(Stored data entries)
## START

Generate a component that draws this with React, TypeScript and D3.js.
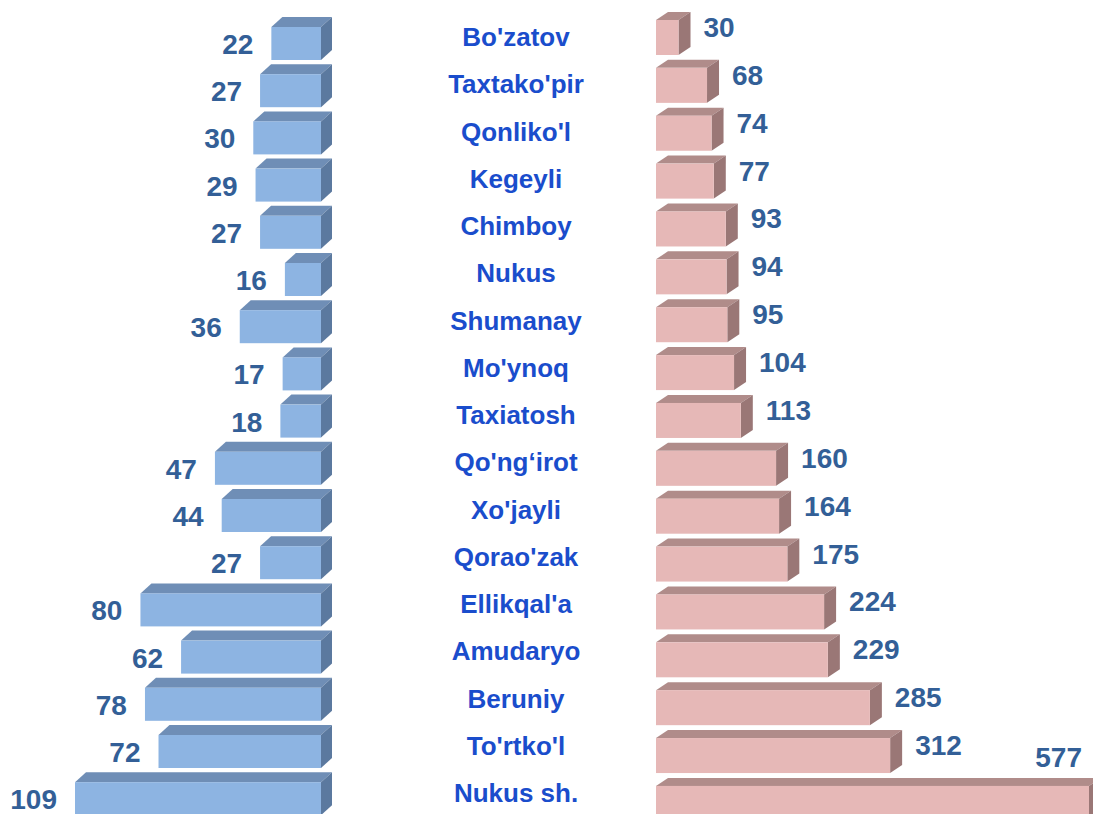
import React from "react";
import * as d3 from "d3";

const regions = ["Bo'zatov","Taxtako'pir","Qonliko'l","Kegeyli","Chimboy","Nukus","Shumanay","Mo'ynoq","Taxiatosh","Qo'ng‘irot","Xo'jayli","Qorao'zak","Ellikqal'a","Amudaryo","Beruniy","To'rtko'l","Nukus sh."];
const leftValues = [22,27,30,29,27,16,36,17,18,47,44,27,80,62,78,72,109];
const rightValues = [30,68,74,77,93,94,95,104,113,160,164,175,224,229,285,312,577];

const W = 1093, H = 814;
const FONT = "Arial, 'Liberation Sans', Helvetica, sans-serif";

function Bar3D({ x0, x1, y0, y1, dx, dy, front, top, side }: any) {
  const topPts = [[x0, y0], [x0 + dx, y0 - dy], [x1 + dx, y0 - dy], [x1, y0]];
  const sidePts = [[x1, y0], [x1 + dx, y0 - dy], [x1 + dx, y1 - dy], [x1, y1]];
  const p = (pts: number[][]) => pts.map((q) => q.join(",")).join(" ");
  return (
    <g>
      <polygon points={p(topPts)} fill={top} />
      <polygon points={p(sidePts)} fill={side} />
      <rect x={x0} y={y0} width={x1 - x0} height={y1 - y0} fill={front} />
    </g>
  );
}

export default function App() {
  const idx = regions.map((_, i) => String(i));
  const n = regions.length;
  const step = 47.2;
  const yL = d3.scaleBand().domain(idx).range([27 - (step - 33) / 2, 27 - (step - 33) / 2 + step * n]).paddingInner((step - 33) / step).paddingOuter((step - 33) / step / 2);
  const stepR = 47.87;
  const yR = d3.scaleBand().domain(idx).range([20 - (stepR - 35) / 2, 20 - (stepR - 35) / 2 + stepR * n]).paddingInner((stepR - 35) / stepR).paddingOuter((stepR - 35) / stepR / 2);
  const xL = d3.scaleLinear().domain([0, 109]).range([321, 75]);
  const xR = d3.scaleLinear().domain([0, 577]).range([656, 1089]);
  const yC = d3.scalePoint().domain(idx).range([37, 793]);

  const valColor = "#335f97";
  const catColor = "#1a4dcc";

  return (
    <svg width={W} height={H} style={{ position: "absolute", left: 0, top: 0, background: "#fff" }}>
      {leftValues.map((v, i) => {
        const y0 = yL(String(i))!;
        const y1 = y0 + yL.bandwidth();
        const x0 = xL(v), x1 = xL(0);
        return (
          <g key={"l" + i}>
            <Bar3D x0={x0} x1={x1} y0={y0} y1={y1} dx={11} dy={10} front="#8db4e2" top="#6f8eb6" side="#5b799f" />
            <text x={x0 - 18} y={(y0 + y1) / 2 + 1} textAnchor="end" dominantBaseline="central"
              fontFamily={FONT} fontWeight="bold" fontSize={28} fill={valColor}>{v}</text>
          </g>
        );
      })}
      {rightValues.map((v, i) => {
        const y0 = yR(String(i))!;
        const y1 = y0 + yR.bandwidth();
        const x0 = xR(0), x1 = xR(v);
        const label = String(v);
        const tw = label.length * 15.5;
        const fits = x1 + 24 + tw < W - 8;
        return (
          <g key={"r" + i}>
            <Bar3D x0={x0} x1={x1} y0={y0} y1={y1} dx={12} dy={8} front="#e6b8b7" top="#b08c8a" side="#9a7776" />
            {fits ? (
              <text x={x1 + 25} y={(y0 + y1) / 2 - 10} textAnchor="start" dominantBaseline="central"
                fontFamily={FONT} fontWeight="bold" fontSize={28} fill={valColor}>{label}</text>
            ) : (
              <text x={W - 11} y={y0 - 28} textAnchor="end" dominantBaseline="central"
                fontFamily={FONT} fontWeight="bold" fontSize={28} fill={valColor}>{label}</text>
            )}
          </g>
        );
      })}
      {regions.map((r, i) => (
        <text key={"c" + i} x={516} y={yC(String(i))!} textAnchor="middle" dominantBaseline="central"
          fontFamily={FONT} fontWeight="bold" fontSize={26} fill={catColor}>{r}</text>
      ))}
    </svg>
  );
}
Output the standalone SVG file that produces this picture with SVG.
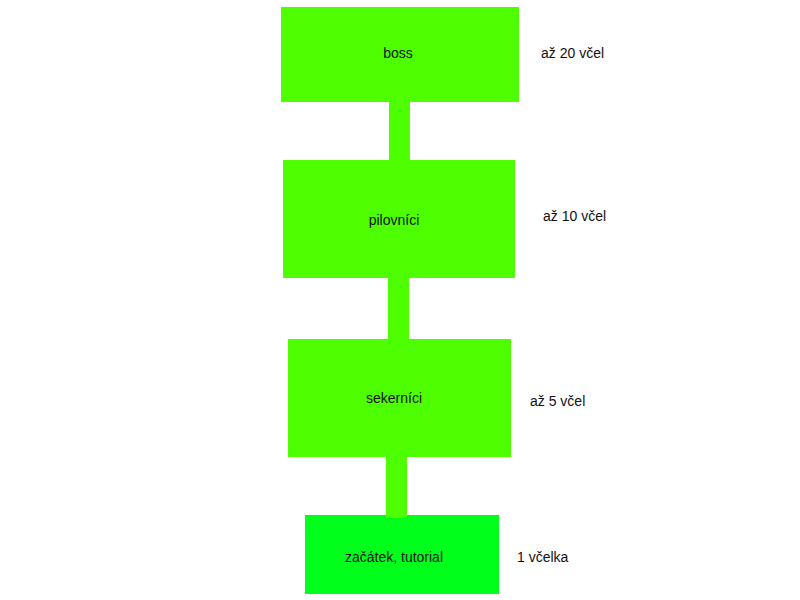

## END

Goal of the exercise: Return each line among the entries that holds the word "with".

Answer:
Generate a component that draws this with React, TypeScript and D3.js.
Output the standalone SVG file that produces this picture with SVG.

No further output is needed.